- **Your objective**
Leaving the pictures aside, transcribe every line below exactly.

──────────

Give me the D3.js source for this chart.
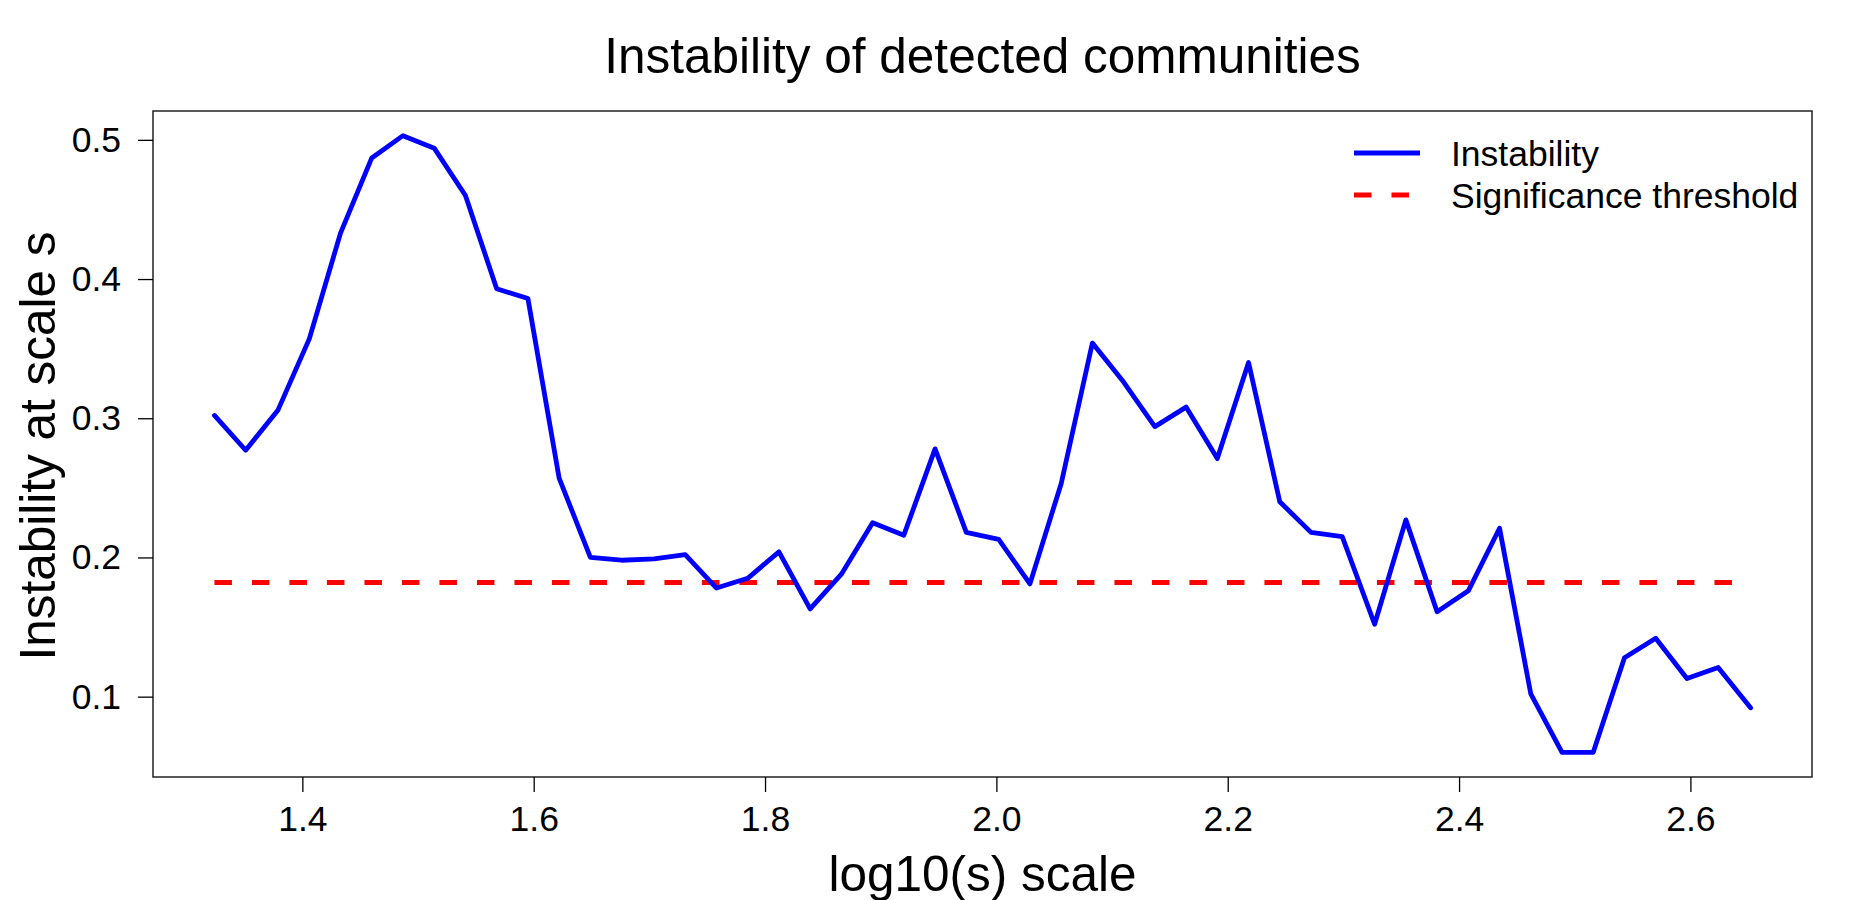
<!DOCTYPE html>
<html>
<head>
<meta charset="utf-8">
<script src="https://cdn.jsdelivr.net/npm/d3@7"></script>
<style>
  body { margin: 0; background: #fff; }
  svg text { font-family: "Liberation Sans", Arial, Helvetica, sans-serif; fill: #000; }
</style>
</head>
<body>
<div id="viz"></div>
<script>
// log10(s) values of the scales
var logScale = [1.324, 1.351, 1.379, 1.406, 1.433, 1.460, 1.487, 1.514, 1.541, 1.568,
                1.595, 1.622, 1.649, 1.676, 1.704, 1.731, 1.758, 1.785, 1.812, 1.839,
                1.866, 1.893, 1.920, 1.947, 1.974, 2.002, 2.029, 2.056, 2.083, 2.110,
                2.137, 2.164, 2.191, 2.218, 2.245, 2.272, 2.299, 2.327, 2.354, 2.381,
                2.408, 2.435, 2.462, 2.489, 2.516, 2.543, 2.570, 2.597, 2.624, 2.652];

var instability = [0.302, 0.277, 0.306, 0.357, 0.433, 0.487, 0.503, 0.494, 0.460, 0.393,
                   0.386, 0.257, 0.200, 0.198, 0.199, 0.202, 0.178, 0.185, 0.204, 0.163,
                   0.188, 0.225, 0.216, 0.278, 0.218, 0.213, 0.181, 0.253, 0.354, 0.326,
                   0.294, 0.308, 0.271, 0.340, 0.240, 0.218, 0.215, 0.152, 0.227, 0.161,
                   0.176, 0.221, 0.102, 0.060, 0.060, 0.128, 0.142, 0.113, 0.121, 0.092];

var threshold = 0.182;

var xTicks = [1.4, 1.6, 1.8, 2.0, 2.2, 2.4, 2.6];
var yTicks = [0.1, 0.2, 0.3, 0.4, 0.5];

var legendLabels = ['Instability', 'Significance threshold'];

var width = 1875,
    height = 900,
    plotLeft = 153,
    plotRight = 1812,
    plotTop = 111,
    plotBottom = 777;

var dashes = '17.5,20';

// R style 4% padding around the data range
function padded(ext) {
    var p = (ext[1] - ext[0]) * 0.04;
    return [ext[0] - p, ext[1] + p];
}

var xScale = d3.scaleLinear()
    .domain(padded(d3.extent(logScale)))
    .range([plotLeft, plotRight]);

var yScale = d3.scaleLinear()
    .domain(padded(d3.extent(instability)))
    .range([plotBottom, plotTop]);

var svg = d3.select('#viz').append('svg')
    .attr('width', width)
    .attr('height', height);

// plot frame
svg.append('rect')
    .attr('x', plotLeft)
    .attr('y', plotTop)
    .attr('width', plotRight - plotLeft)
    .attr('height', plotBottom - plotTop)
    .attr('fill', 'none')
    .attr('stroke', '#222')
    .attr('stroke-width', 1.5);

var xAxis = svg.append('g')
    .attr('transform', 'translate(0,' + plotBottom + ')')
    .call(d3.axisBottom(xScale)
        .tickValues(xTicks)
        .tickFormat(d3.format('.1f'))
        .tickSize(15)
        .tickPadding(14));

var yAxis = svg.append('g')
    .attr('transform', 'translate(' + plotLeft + ',0)')
    .call(d3.axisLeft(yScale)
        .tickValues(yTicks)
        .tickFormat(d3.format('.1f'))
        .tickSize(15)
        .tickPadding(17));

[xAxis, yAxis].forEach(function (ax) {
    ax.select('.domain').remove();
    ax.selectAll('line').attr('stroke', '#000').attr('stroke-width', 1.3);
    ax.selectAll('text')
        .style('font-family', '"Liberation Sans", Arial, sans-serif')
        .style('font-size', '35.5px')
        .attr('fill', '#000');
});

// threshold line
svg.append('line')
    .attr('x1', xScale(logScale[0]))
    .attr('x2', xScale(logScale[logScale.length - 1]))
    .attr('y1', yScale(threshold))
    .attr('y2', yScale(threshold))
    .attr('stroke', '#ff0000')
    .attr('stroke-width', 4.8)
    .attr('stroke-dasharray', dashes);

var line = d3.line()
    .x(function (d, i) { return xScale(logScale[i]); })
    .y(function (d) { return yScale(d); });

svg.append('path')
    .datum(instability)
    .attr('d', line)
    .attr('fill', 'none')
    .attr('stroke', '#0000ff')
    .attr('stroke-width', 4.8)
    .attr('stroke-linejoin', 'round')
    .attr('stroke-linecap', 'round');

// title and axis labels
svg.append('text')
    .attr('x', (plotLeft + plotRight) / 2)
    .attr('y', 73)
    .attr('text-anchor', 'middle')
    .style('font-size', '49.5px')
    .text('Instability of detected communities');

svg.append('text')
    .attr('x', (plotLeft + plotRight) / 2)
    .attr('y', 891)
    .attr('text-anchor', 'middle')
    .style('font-size', '49.5px')
    .text('log10(s) scale');

svg.append('text')
    .attr('transform', 'translate(55,' + ((plotTop + plotBottom) / 2 + 2) + ') rotate(-90)')
    .attr('text-anchor', 'middle')
    .style('font-size', '49.5px')
    .text('Instability at scale s');

// legend
var legend = svg.append('g');
var legendStyles = [
    { color: '#0000ff', dash: null },
    { color: '#ff0000', dash: dashes }
];

legendLabels.forEach(function (label, i) {
    var y = 153 + i * 42;
    legend.append('line')
        .attr('x1', 1354)
        .attr('x2', 1420)
        .attr('y1', y)
        .attr('y2', y)
        .attr('stroke', legendStyles[i].color)
        .attr('stroke-width', 4.8)
        .attr('stroke-dasharray', legendStyles[i].dash);
    legend.append('text')
        .attr('x', 1451)
        .attr('y', y + 12.5)
        .style('font-size', '35.5px')
        .text(label);
});
</script>
</body>
</html>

──────────

- **Result**
Give me the D3.js source for this chart.
<!DOCTYPE html>
<html>
<head>
<meta charset="utf-8">
<script src="https://cdn.jsdelivr.net/npm/d3@7"></script>
<style>
  body { margin: 0; background: #fff; }
  svg text { font-family: "Liberation Sans", Arial, Helvetica, sans-serif; fill: #000; }
</style>
</head>
<body>
<div id="viz"></div>
<script>
// log10(s) values of the scales
var logScale = [1.324, 1.351, 1.379, 1.406, 1.433, 1.460, 1.487, 1.514, 1.541, 1.568,
                1.595, 1.622, 1.649, 1.676, 1.704, 1.731, 1.758, 1.785, 1.812, 1.839,
                1.866, 1.893, 1.920, 1.947, 1.974, 2.002, 2.029, 2.056, 2.083, 2.110,
                2.137, 2.164, 2.191, 2.218, 2.245, 2.272, 2.299, 2.327, 2.354, 2.381,
                2.408, 2.435, 2.462, 2.489, 2.516, 2.543, 2.570, 2.597, 2.624, 2.652];

var instability = [0.302, 0.277, 0.306, 0.357, 0.433, 0.487, 0.503, 0.494, 0.460, 0.393,
                   0.386, 0.257, 0.200, 0.198, 0.199, 0.202, 0.178, 0.185, 0.204, 0.163,
                   0.188, 0.225, 0.216, 0.278, 0.218, 0.213, 0.181, 0.253, 0.354, 0.326,
                   0.294, 0.308, 0.271, 0.340, 0.240, 0.218, 0.215, 0.152, 0.227, 0.161,
                   0.176, 0.221, 0.102, 0.060, 0.060, 0.128, 0.142, 0.113, 0.121, 0.092];

var threshold = 0.182;

var xTicks = [1.4, 1.6, 1.8, 2.0, 2.2, 2.4, 2.6];
var yTicks = [0.1, 0.2, 0.3, 0.4, 0.5];

var legendLabels = ['Instability', 'Significance threshold'];

var width = 1875,
    height = 900,
    plotLeft = 153,
    plotRight = 1812,
    plotTop = 111,
    plotBottom = 777;

var dashes = '17.5,20';

// R style 4% padding around the data range
function padded(ext) {
    var p = (ext[1] - ext[0]) * 0.04;
    return [ext[0] - p, ext[1] + p];
}

var xScale = d3.scaleLinear()
    .domain(padded(d3.extent(logScale)))
    .range([plotLeft, plotRight]);

var yScale = d3.scaleLinear()
    .domain(padded(d3.extent(instability)))
    .range([plotBottom, plotTop]);

var svg = d3.select('#viz').append('svg')
    .attr('width', width)
    .attr('height', height);

// plot frame
svg.append('rect')
    .attr('x', plotLeft)
    .attr('y', plotTop)
    .attr('width', plotRight - plotLeft)
    .attr('height', plotBottom - plotTop)
    .attr('fill', 'none')
    .attr('stroke', '#222')
    .attr('stroke-width', 1.5);

var xAxis = svg.append('g')
    .attr('transform', 'translate(0,' + plotBottom + ')')
    .call(d3.axisBottom(xScale)
        .tickValues(xTicks)
        .tickFormat(d3.format('.1f'))
        .tickSize(15)
        .tickPadding(14));

var yAxis = svg.append('g')
    .attr('transform', 'translate(' + plotLeft + ',0)')
    .call(d3.axisLeft(yScale)
        .tickValues(yTicks)
        .tickFormat(d3.format('.1f'))
        .tickSize(15)
        .tickPadding(17));

[xAxis, yAxis].forEach(function (ax) {
    ax.select('.domain').remove();
    ax.selectAll('line').attr('stroke', '#000').attr('stroke-width', 1.3);
    ax.selectAll('text')
        .style('font-family', '"Liberation Sans", Arial, sans-serif')
        .style('font-size', '35.5px')
        .attr('fill', '#000');
});

// threshold line
svg.append('line')
    .attr('x1', xScale(logScale[0]))
    .attr('x2', xScale(logScale[logScale.length - 1]))
    .attr('y1', yScale(threshold))
    .attr('y2', yScale(threshold))
    .attr('stroke', '#ff0000')
    .attr('stroke-width', 4.8)
    .attr('stroke-dasharray', dashes);

var line = d3.line()
    .x(function (d, i) { return xScale(logScale[i]); })
    .y(function (d) { return yScale(d); });

svg.append('path')
    .datum(instability)
    .attr('d', line)
    .attr('fill', 'none')
    .attr('stroke', '#0000ff')
    .attr('stroke-width', 4.8)
    .attr('stroke-linejoin', 'round')
    .attr('stroke-linecap', 'round');

// title and axis labels
svg.append('text')
    .attr('x', (plotLeft + plotRight) / 2)
    .attr('y', 73)
    .attr('text-anchor', 'middle')
    .style('font-size', '49.5px')
    .text('Instability of detected communities');

svg.append('text')
    .attr('x', (plotLeft + plotRight) / 2)
    .attr('y', 891)
    .attr('text-anchor', 'middle')
    .style('font-size', '49.5px')
    .text('log10(s) scale');

svg.append('text')
    .attr('transform', 'translate(55,' + ((plotTop + plotBottom) / 2 + 2) + ') rotate(-90)')
    .attr('text-anchor', 'middle')
    .style('font-size', '49.5px')
    .text('Instability at scale s');

// legend
var legend = svg.append('g');
var legendStyles = [
    { color: '#0000ff', dash: null },
    { color: '#ff0000', dash: dashes }
];

legendLabels.forEach(function (label, i) {
    var y = 153 + i * 42;
    legend.append('line')
        .attr('x1', 1354)
        .attr('x2', 1420)
        .attr('y1', y)
        .attr('y2', y)
        .attr('stroke', legendStyles[i].color)
        .attr('stroke-width', 4.8)
        .attr('stroke-dasharray', legendStyles[i].dash);
    legend.append('text')
        .attr('x', 1451)
        .attr('y', y + 12.5)
        .style('font-size', '35.5px')
        .text(label);
});
</script>
</body>
</html>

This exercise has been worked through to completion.